THIS YEAR'S LECTURE

"Pile response to liquefaction and lateral spreading: field observations and current Research"

The Fifteenth Spencer J. Buchanan Lecture

 

RICARDO DOBRY, Sc.D.


Professor, Dept. of Civil and

Environmental Engineering
 

 

Rensselaer Polytechnic Institute

 

 

 

Ricardo Dobry earned his B.S. from the University of Chile, his M.S. from the National University of Mexico, and his Sc.D. from the Massachusetts Institute of Technology, all in civil engineering. He has taught at MIT, U. of Chile, U. of Texas, Austin, and since 1977 has been a member of the faculty at Rensselaer Polytechnic Institute, where he currently serves as Director of the Center for Earthquake Engineering Research which includes the NEES RPI centrifuge experimental site. 

Dr. Dobry’s research interests include soil dynamics, geotechnical earthquake engineering and geotechnical dynamic centrifuge testing. He was a participant of the group that wrote the new seismic provisions on local site amplification in the 1990’s now incorporated in U.S. building codes. He is one of the authors of the 20-year research plan in earthquake engineering prepared in 2003 by the Earthquake Engineering Research Institute for the National Science Foundation (NSF) in the U.S. Since 2000 he has directed the Rensselaer geotechnical centrifuge experimental site of the Network for Earthquake Engineering Simulation (NEES), one of 15 electronically interconnected experimental nodes funded by NSF to revolutionize earthquake engineering research in the U.S. He served as a member of the first Board of Directors of NEES in 2003-04. He has written more than 200 technical papers and research reports and has directed 40 PhD and MS theses at Rensselaer. 

Dobry has served as consultant and member of consulting boards of a number of civil engineering projects, including offshore oil platforms in Venezuela and Australia, earth dams and dikes in California, Puerto Rico and South America, seismic retrofitting of several large bridges in New York City (NYC), seismic guidelines for design of new bridges in NYC, and design of the new Rion-Antirion Bridge in Greece. The Rion-Antirion Bridge was named the 2005 Outstanding Civil Engineering Achievement by the American Society of Civil Engineers (ASCE). Dobry has been an invited state-of-the-art and keynote speaker at international meetings in the U.S., Mexico, South America, Europe, Japan and Australia. He earned the J. James Croes Medal of ASCE in 1985, and was elected member of the U.S. National Academy of Engineering in 2004 “for fundamental contributions to multiple aspects of geotechnical earthquake engineering.”


2006 Terzaghi Lecture is entitled:

"Dredged Materials Friend or Foe"

 

RAYMOND KRIZEK, Ph.D.


Professor and Holder of the Stanley F. Pepper Chair, Dept. of Civil Engineering

 

Northwestern University

 

 

 

 

Professor Raymond Krizek is Professor and Holder of the Stanley F. Pepper Chair in the Department of Civil Engineering at Northwestern University.
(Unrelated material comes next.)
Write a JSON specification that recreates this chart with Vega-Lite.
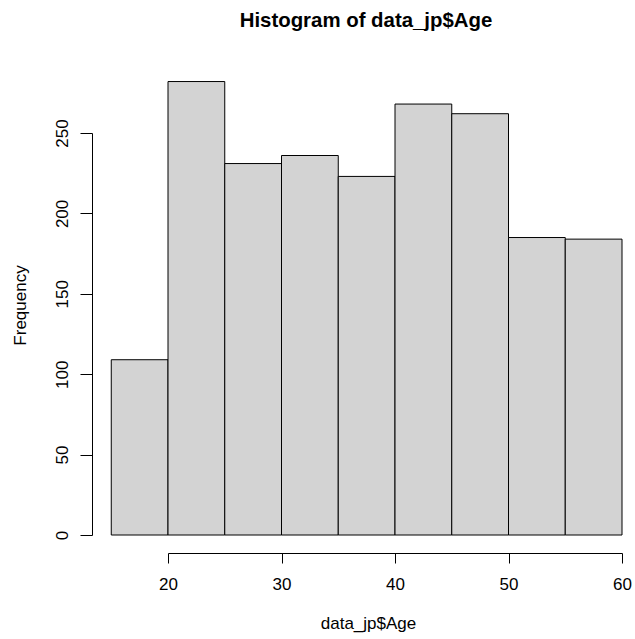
{
  "$schema": "https://vega.github.io/schema/vega-lite/v6.json",
  "autosize": {"type": "none"},
  "padding": {"left": 168, "top": 133, "right": 13, "bottom": 104},
  "width": 454,
  "height": 402,
  "background": "white",
  "title": {
    "text": "Histogram of data_jp$Age",
    "font": "Liberation Sans",
    "fontSize": 20.4,
    "fontWeight": "bold",
    "color": "black",
    "anchor": "middle",
    "frame": "group",
    "baseline": "alphabetic",
    "offset": 34,
    "dx": -29
  },
  "config": {
    "view": {"stroke": null},
    "axis": {
      "grid": false,
      "labelFlush": false,
      "labelOverlap": false,
      "domainColor": "black",
      "domainWidth": 1,
      "tickColor": "black",
      "tickWidth": 1,
      "labelFont": "Liberation Sans",
      "labelFontSize": 17,
      "labelColor": "black",
      "titleFont": "Liberation Sans",
      "titleFontSize": 17,
      "titleFontWeight": "normal",
      "titleColor": "black"
    }
  },
  "data": {
    "values": [
      {"age_start": 15, "age_end": 20, "count": 109},
      {"age_start": 20, "age_end": 25, "count": 282},
      {"age_start": 25, "age_end": 30, "count": 231},
      {"age_start": 30, "age_end": 35, "count": 236},
      {"age_start": 35, "age_end": 40, "count": 223},
      {"age_start": 40, "age_end": 45, "count": 268},
      {"age_start": 45, "age_end": 50, "count": 262},
      {"age_start": 50, "age_end": 55, "count": 185},
      {"age_start": 55, "age_end": 60, "count": 184}
    ]
  },
  "mark": {
    "type": "bar",
    "fill": "#d3d3d3",
    "stroke": "black",
    "strokeWidth": 1,
    "clip": false
  },
  "encoding": {
    "x": {
      "field": "age_start",
      "type": "quantitative",
      "scale": {"domain": [20, 60], "nice": false, "zero": false},
      "axis": {
        "title": "data_jp$Age",
        "values": [20, 30, 40, 50, 60],
        "offset": 18,
        "tickSize": 10,
        "labelPadding": 13,
        "labelBaseline": "top",
        "titleX": 200,
        "titleY": 75,
        "titleBaseline": "alphabetic",
        "titleAlign": "center"
      }
    },
    "x2": {"field": "age_end"},
    "y": {
      "field": "count",
      "type": "quantitative",
      "scale": {"domain": [0, 250], "nice": false, "zero": true},
      "axis": {
        "title": "Frequency",
        "values": [0, 50, 100, 150, 200, 250],
        "offset": 76,
        "tickSize": 12,
        "labelAngle": -90,
        "labelAlign": "center",
        "labelBaseline": "alphabetic",
        "labelPadding": 13,
        "titleAngle": -90,
        "titleX": -72,
        "titleY": 172,
        "titleAlign": "center",
        "titleBaseline": "middle"
      }
    },
    "y2": {"datum": 0}
  }
}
He received his B. E. in Civil Engineering from Johns Hopkins University in 1954, his M. S. in Civil Engineering from the University of Maryland in 1961 and his PhD in Civil Engineering from Northwestern University in 1963. In 1963 he accepted a position of Assistant Professor at Northwestern University where he rose through the ranks and became Professor in 1970. In 1980 he became Chairman of the Department of Civil Engineering a position he held until 1992.

His research and consulting interests include soil-structure interaction, buried conduits, groundwater flow, disposal of slurry wastes, grouting, soil cement, pavement subbases, dredged materials, and the engineering properties of soils. Professor Krizek has published over 300 articles in journals and proceedings and is the editor of about ten books. Among other awards, he received the Hogentogler Award from ASTM, the Walter L. Huber Prize from ASCE, the Terzaghi Award and the Wallace Hayward-Baker Award from the Geo-Institute of ASCE.

Professor Krizek was the first President of the Geo-Institute of ASCE. He was elected to the National Academy of Engineering in 2001, became an Honorary Member of ASCE in 2002, and delivered the Terzaghi Lecture in 2006. He is a registered professional engineer.